Given request: Retype nothing but the lines from the start of the material up to and including the line with "const chart = echarts.init(document.getElementById('chart'));". Pictures don't belong in the copy.

Recorded data:
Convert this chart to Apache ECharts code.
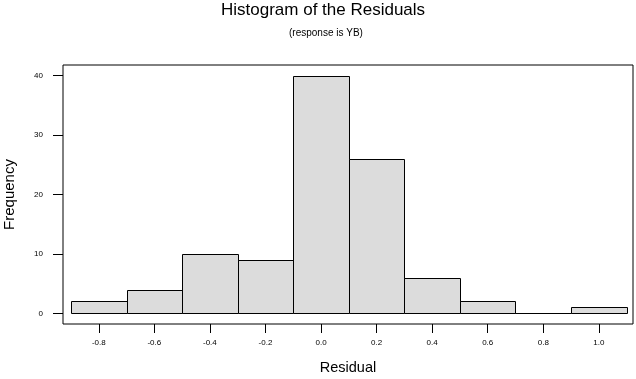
<!DOCTYPE html>
<html>
<head>
<meta charset="utf-8">
<script src="https://cdn.jsdelivr.net/npm/echarts@6/dist/echarts.min.js"></script>
<style>
  html, body { margin: 0; padding: 0; background: #fff; }
  #chart { width: 636px; height: 379px; }
</style>
</head>
<body>
<div id="chart"></div>
<script>
// bin edges (lower, upper) and counts
const binLow = [-0.9, -0.7, -0.5, -0.3, -0.1, 0.1, 0.3, 0.5, 0.7, 0.9];
const binHigh = [-0.7, -0.5, -0.3, -0.1, 0.1, 0.3, 0.5, 0.7, 0.9, 1.1];
const counts = [2, 4, 10, 9, 40, 26, 6, 2, 0, 1];
const xTicks = [-0.8, -0.6, -0.4, -0.2, 0.0, 0.2, 0.4, 0.6, 0.8, 1.0];
const yTicks = [0, 10, 20, 30, 40];

const font = 'Arial, "Liberation Sans", sans-serif';

const data = binLow.map((lo, i) => [lo, binHigh[i], counts[i]]);

const chart = echarts.init(document.getElementById('chart'));

const option = {
  animation: false,
  backgroundColor: '#fff',
  title: [
    {
      text: 'Histogram of the Residuals',
      left: 216,
      top: -3,
      textStyle: { fontFamily: font, fontSize: 17, fontWeight: 'normal', color: '#000' }
    },
    {
      text: '(response is YB)',
      left: 284,
      top: 23,
      textStyle: { fontFamily: font, fontSize: 10, fontWeight: 'normal', color: '#000' }
    }
  ],
  grid: {
    left: 63,
    right: 3,
    top: 65,
    bottom: 55,
    outerBoundsMode: 'none',
    show: true,
    borderColor: '#000',
    borderWidth: 1,
    backgroundColor: 'transparent'
  },
  xAxis: {
    type: 'value',
    min: -0.9288,
    max: 1.123,
    name: 'Residual',
    nameLocation: 'middle',
    nameGap: 36,
    nameTextStyle: { fontFamily: font, fontSize: 14.5, color: '#000' },
    axisLine: { show: false, onZero: false },
    splitLine: { show: false },
    axisTick: {
      show: true,
      length: 9,
      inside: false,
      customValues: xTicks,
      lineStyle: { color: '#000', width: 1 }
    },
    axisLabel: {
      customValues: xTicks,
      margin: 15,
      fontFamily: font,
      fontSize: 8,
      color: '#000',
      formatter: v => v.toFixed(1)
    }
  },
  yAxis: {
    type: 'value',
    min: -1.8,
    max: 41.8,
    name: 'Frequency',
    nameLocation: 'middle',
    nameGap: 46,
    nameTextStyle: { fontFamily: font, fontSize: 15, color: '#000' },
    axisLine: { show: false, onZero: false },
    splitLine: { show: false },
    axisTick: {
      show: true,
      length: 10,
      inside: false,
      customValues: yTicks,
      lineStyle: { color: '#000', width: 1 }
    },
    axisLabel: {
      customValues: yTicks,
      margin: 20,
      fontFamily: font,
      fontSize: 8,
      color: '#000'
    }
  },
  series: [
    {
      type: 'custom',
      data: data,
      encode: { x: [0, 1], y: 2 },
      renderItem: function (params, api) {
        const p0 = api.coord([api.value(0), 0]);
        const p1 = api.coord([api.value(1), api.value(2)]);
        return {
          type: 'rect',
          shape: {
            x: Math.round(p0[0]) + 0.5,
            y: Math.round(p1[1]) + 0.5,
            width: Math.round(p1[0]) - Math.round(p0[0]),
            height: Math.round(p0[1]) - Math.round(p1[1])
          },
          style: { fill: '#dcdcdc', stroke: '#000', lineWidth: 1 }
        };
      }
    }
  ]
};

chart.setOption(option);
</script>
</body>
</html>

Exercise solution:
Convert this chart to Apache ECharts code.
<!DOCTYPE html>
<html>
<head>
<meta charset="utf-8">
<script src="https://cdn.jsdelivr.net/npm/echarts@6/dist/echarts.min.js"></script>
<style>
  html, body { margin: 0; padding: 0; background: #fff; }
  #chart { width: 636px; height: 379px; }
</style>
</head>
<body>
<div id="chart"></div>
<script>
// bin edges (lower, upper) and counts
const binLow = [-0.9, -0.7, -0.5, -0.3, -0.1, 0.1, 0.3, 0.5, 0.7, 0.9];
const binHigh = [-0.7, -0.5, -0.3, -0.1, 0.1, 0.3, 0.5, 0.7, 0.9, 1.1];
const counts = [2, 4, 10, 9, 40, 26, 6, 2, 0, 1];
const xTicks = [-0.8, -0.6, -0.4, -0.2, 0.0, 0.2, 0.4, 0.6, 0.8, 1.0];
const yTicks = [0, 10, 20, 30, 40];

const font = 'Arial, "Liberation Sans", sans-serif';

const data = binLow.map((lo, i) => [lo, binHigh[i], counts[i]]);

const chart = echarts.init(document.getElementById('chart'));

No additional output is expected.